WILL THE ROTATION TO NEW FOMC MEMBERS IN 2016 IMPACT FED POLICY?

The FOMC consists of 19 members: 12 voting members and 7 nonvoting members. The 19 members are the presidents of each of the 12 regional Federal Reserve Banks (Boston, New York, Philadelphia, Richmond, etc.) and the 7 members of the Board of Governors of the Fed. The 7 board members include Fed Chair Yellen and Vice Chair Stanley Fischer.

At the start of 2016,  the president of the Boston Fed,  Eric Rosengren, a policy dove,  replaced Richmond’s Jeffrey Lacker, a hawk (please see Figure 3 for a description of hawks and doves). Cleveland’s Loretta Mester replaced Chicago’s Charles Evans in a hawk-for-dove swap. The president of the St. Louis Fed, James Bullard, a hawk, replaced dove Dennis Lockhart (Atlanta) at the start of 2016, and Kansas City’s Esther George, who is also a hawk, replaced the dovish John Williams of San Francisco [Figure 3].

While the regional bank presidents that rotated onto the FOMC as voters at the start of 2016 are, in aggregate, more hawkish than the regional bank presidents who left, dissents are relatively rare, and the returning voting members of the Fed Board of Governors are likely to continue to vote with the chair and vice chair on monetary policy. Thus, even the net addition of perhaps two additional hawks to the FOMC in 2016 may not substantially alter the course of monetary policy this year.

DOES THE FED CHANGE MONETARY POLICY IN AN ELECTION YEAR?

The short answer is yes, despite misconceptions the Fed stands down before major elections. While the Fed often pauses in the month or so prior to the November election, the Fed has changed policy (either raised or lowered rates or stopped or started quantitative easing [QE]) in every election year since at least 1968, and we don’t expect anything different in 2016.

WILL THE ELEVATED VOLATILITY IN THE MARKETS DETER THE FOMC FROM RAISING RATES?

In general,  the Fed as an institution and the individual members of the FOMC have a much higher threshold for financial market volatility than financial market participants, investors, and the financial media. There is no question that global financial markets have seen wild swings so far in 2016, with the S&P 500 falling 12% in the first few weeks of 2016, rallying by 7%, and retesting the lows of the year in mid-February 2016, before rallying 12% in the past month.

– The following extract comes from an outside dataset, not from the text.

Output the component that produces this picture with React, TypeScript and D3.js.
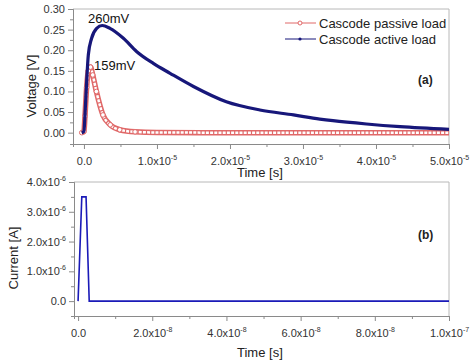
import React, { useEffect, useRef } from 'react'
import * as d3 from 'd3'

// voltage plot, time in units of 1e-5 s
const activeTime = [-0.03, 0.0, 0.014, 0.037, 0.06, 0.105, 0.174, 0.25, 0.356, 0.54, 0.72, 0.95, 1.18, 1.5, 1.95, 2.41, 2.87, 3.23, 3.41, 3.87, 4.33, 5.0]
const activeVolt = [0, 0.003, 0.043, 0.124, 0.189, 0.229, 0.253, 0.26, 0.253, 0.229, 0.197, 0.168, 0.144, 0.112, 0.075, 0.055, 0.043, 0.033, 0.029, 0.021, 0.0146, 0.008]

const passiveTime = [-0.03, 0.0, 0.014, 0.037, 0.06, 0.09, 0.12, 0.17, 0.26, 0.36, 0.49, 0.7, 1.0, 2.0, 3.0, 4.0, 5.0]
const passiveVolt = [0, 0.003, 0.04, 0.11, 0.15, 0.159, 0.14, 0.1, 0.043, 0.019, 0.007, 0.002, 0.0005, 0, 0, 0, 0]

// current plot, time in units of 1e-8 s, current in 1e-6 A
const currentTime = [0, 0.1, 0.215, 0.3, 10]
const currentVal = [0, 3.5, 3.5, 0, 0]

const topXTicks = [0, 1, 2, 3, 4, 5]
const topXLabels = ['0.0', '1.0x10|-5', '2.0x10|-5', '3.0x10|-5', '4.0x10|-5', '5.0x10|-5']
const topYTicks = [0, 0.05, 0.1, 0.15, 0.2, 0.25, 0.3]
const topYLabels = ['0.00', '0.05', '0.10', '0.15', '0.20', '0.25', '0.30']
const botXTicks = [0, 2, 4, 6, 8, 10]
const botXLabels = ['0.0', '2.0x10|-8', '4.0x10|-8', '6.0x10|-8', '8.0x10|-8', '1.0x10|-7']
const botYTicks = [0, 1, 2, 3, 4]
const botYLabels = ['0.0', '1.0x10|-6', '2.0x10|-6', '3.0x10|-6', '4.0x10|-6']

const FONT = "'Liberation Sans', Arial, sans-serif"
const PASSIVE = '#e06868'
const ACTIVE = '#17177a'

function App() {
  const ref = useRef(null)

  useEffect(() => {
    const svg = d3.select(ref.current)
    svg.selectAll('*').remove()
    svg.style('font-family', FONT)

    const label = (sel, s) => {
      const parts = s.split('|')
      sel.text(null)
      sel.append('tspan').text(parts[0])
      if (parts[1]) sel.append('tspan').attr('font-size', 7).attr('dy', -5).text(parts[1])
    }

    const panel = (cfg) => {
      const x = d3.scaleLinear().domain(cfg.xDomain).range(cfg.xRange)
      const y = d3.scaleLinear().domain(cfg.yDomain).range(cfg.yRange)
      const g = svg.append('g')
      const [x0, x1] = cfg.xRange
      const [y0, y1] = cfg.yRange

      // frame top/right
      g.append('path').attr('d', `M${x0},${y1}H${x1}V${y0}`).attr('fill', 'none').attr('stroke', '#b8b8b8')

      // minor ticks
      const xMinor = cfg.xTicks.slice(0, -1).map((v, i) => (v + cfg.xTicks[i + 1]) / 2)
      const yMinor = cfg.yTicks.slice(0, -1).map((v, i) => (v + cfg.yTicks[i + 1]) / 2)
      g.append('g').attr('transform', `translate(0,${y0})`)
        .call(d3.axisBottom(x).tickValues(xMinor).tickSize(3).tickFormat(() => ''))
      g.append('g').attr('transform', `translate(${x0},0)`)
        .call(d3.axisLeft(y).tickValues(yMinor).tickSize(3).tickFormat(() => ''))

      const xa = g.append('g').attr('transform', `translate(0,${y0})`)
        .call(d3.axisBottom(x).tickValues(cfg.xTicks).tickSize(5).tickSizeOuter(0).tickPadding(6))
      xa.selectAll('.tick text').each(function (d, i) { label(d3.select(this), cfg.xLabels[i]) })
      const ya = g.append('g').attr('transform', `translate(${x0},0)`)
        .call(d3.axisLeft(y).tickValues(cfg.yTicks).tickSize(5).tickSizeOuter(0).tickPadding(3))
      ya.selectAll('.tick text').each(function (d, i) { label(d3.select(this), cfg.yLabels[i]) })

      g.selectAll('.domain').attr('stroke', '#8a8a8a')
      g.selectAll('.tick line').attr('stroke', '#8a8a8a')
      g.selectAll('.tick text').attr('font-family', FONT).attr('font-size', 11).attr('fill', '#333')
      xa.selectAll('.tick text').attr('dy', '0.9em')

      g.append('text').text('Time [s]').attr('x', cfg.timeX).attr('y', cfg.timeY)
        .attr('font-size', 13).attr('fill', '#222')
      g.append('text').text(cfg.yTitle)
        .attr('transform', `translate(${cfg.yTitleX},${cfg.yTitleY}) rotate(-90)`)
        .attr('text-anchor', 'middle').attr('font-size', 13).attr('fill', '#222')
      g.append('text').text(cfg.tag).attr('x', 418).attr('y', cfg.tagY)
        .attr('font-size', 12).attr('font-weight', 'bold').attr('fill', '#222')
      return { g, x, y }
    }

    // ---- top panel (a)
    const a = panel({
      xDomain: [-0.15, 5.0], xRange: [73, 449],
      yDomain: [-0.0275, 0.30], yRange: [144, 9],
      xTicks: topXTicks, xLabels: topXLabels, yTicks: topYTicks, yLabels: topYLabels,
      timeX: 237, timeY: 177, yTitle: 'Voltage [V]', yTitleX: 36, yTitleY: 86,
      tag: '(a)', tagY: 84,
    })
    const lineA = d3.line().x(d => a.x(d[0])).y(d => a.y(d[1])).curve(d3.curveMonotoneX)
    const passive = passiveTime.map((t, i) => [t, passiveVolt[i]])
    const active = activeTime.map((t, i) => [t, activeVolt[i]])

    a.g.append('path').attr('d', lineA(passive)).attr('fill', 'none').attr('stroke', PASSIVE).attr('stroke-width', 5.5)
    a.g.append('path').attr('d', lineA(passive)).attr('fill', 'none').attr('stroke', '#fff').attr('stroke-width', 2.5)
      .attr('stroke-dasharray', '3 1.2')
    a.g.selectAll('.pm').data(passive.filter(d => d[0] < 1)).join('circle').attr('class', 'pm')
      .attr('cx', d => a.x(d[0])).attr('cy', d => a.y(d[1])).attr('r', 2.3)
      .attr('fill', '#fff').attr('stroke', PASSIVE).attr('stroke-width', 1)
    a.g.append('path').attr('d', lineA(active)).attr('fill', 'none').attr('stroke', ACTIVE).attr('stroke-width', 3.2)
      .attr('stroke-linejoin', 'round')

    a.g.append('text').text('260mV').attr('x', 88).attr('y', 23).attr('font-size', 13).attr('fill', '#111')
    a.g.append('text').text('159mV').attr('x', 94).attr('y', 70).attr('font-size', 13).attr('fill', '#111')

    // legend
    const leg = a.g.append('g')
    leg.append('line').attr('x1', 285).attr('x2', 316).attr('y1', 23).attr('y2', 23).attr('stroke', PASSIVE)
    leg.append('circle').attr('cx', 300).attr('cy', 23).attr('r', 2).attr('fill', '#fff').attr('stroke', PASSIVE)
    leg.append('text').text('Cascode passive load').attr('x', 319).attr('y', 27.5).attr('font-size', 13).attr('fill', '#222')
    leg.append('line').attr('x1', 285).attr('x2', 316).attr('y1', 39).attr('y2', 39).attr('stroke', ACTIVE)
    leg.append('circle').attr('cx', 300).attr('cy', 39).attr('r', 1.6).attr('fill', ACTIVE)
    leg.append('text').text('Cascode active load').attr('x', 319).attr('y', 43.5).attr('font-size', 13).attr('fill', '#222')

    // ---- bottom panel (b)
    const b = panel({
      xDomain: [-0.11, 10], xRange: [74, 449],
      yDomain: [-0.5, 4.0], yRange: [316, 182],
      xTicks: botXTicks, xLabels: botXLabels, yTicks: botYTicks, yLabels: botYLabels,
      timeX: 237, timeY: 357, yTitle: 'Current [A]', yTitleX: 18, yTitleY: 258,
      tag: '(b)', tagY: 239,
    })
    const lineB = d3.line().x(d => b.x(d[0])).y(d => b.y(d[1]))
    b.g.append('path').attr('d', lineB(currentTime.map((t, i) => [t, currentVal[i]])))
      .attr('fill', 'none').attr('stroke', '#1a1ab8').attr('stroke-width', 1.6)
  }, [])

  return (
    <svg ref={ref} width={472} height={363}
      style={{ position: 'absolute', left: 0, top: 0, background: '#fff' }} />
  )
}

export default App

Other markets (commodities, Treasuries, etc.) have seen similar swings.

Although the Fed clearly monitors activity in financial markets, it rarely, if ever, cites financial market weakness as a reason to change monetary policy. The FOMC statement released this week will probably acknowledge the recent market volatility, but keep it in perspective, and will likely point out that recent data on the labor market have been solid and inflation expectations — a key metric for the Fed — have stabilized despite the recent drop in oil.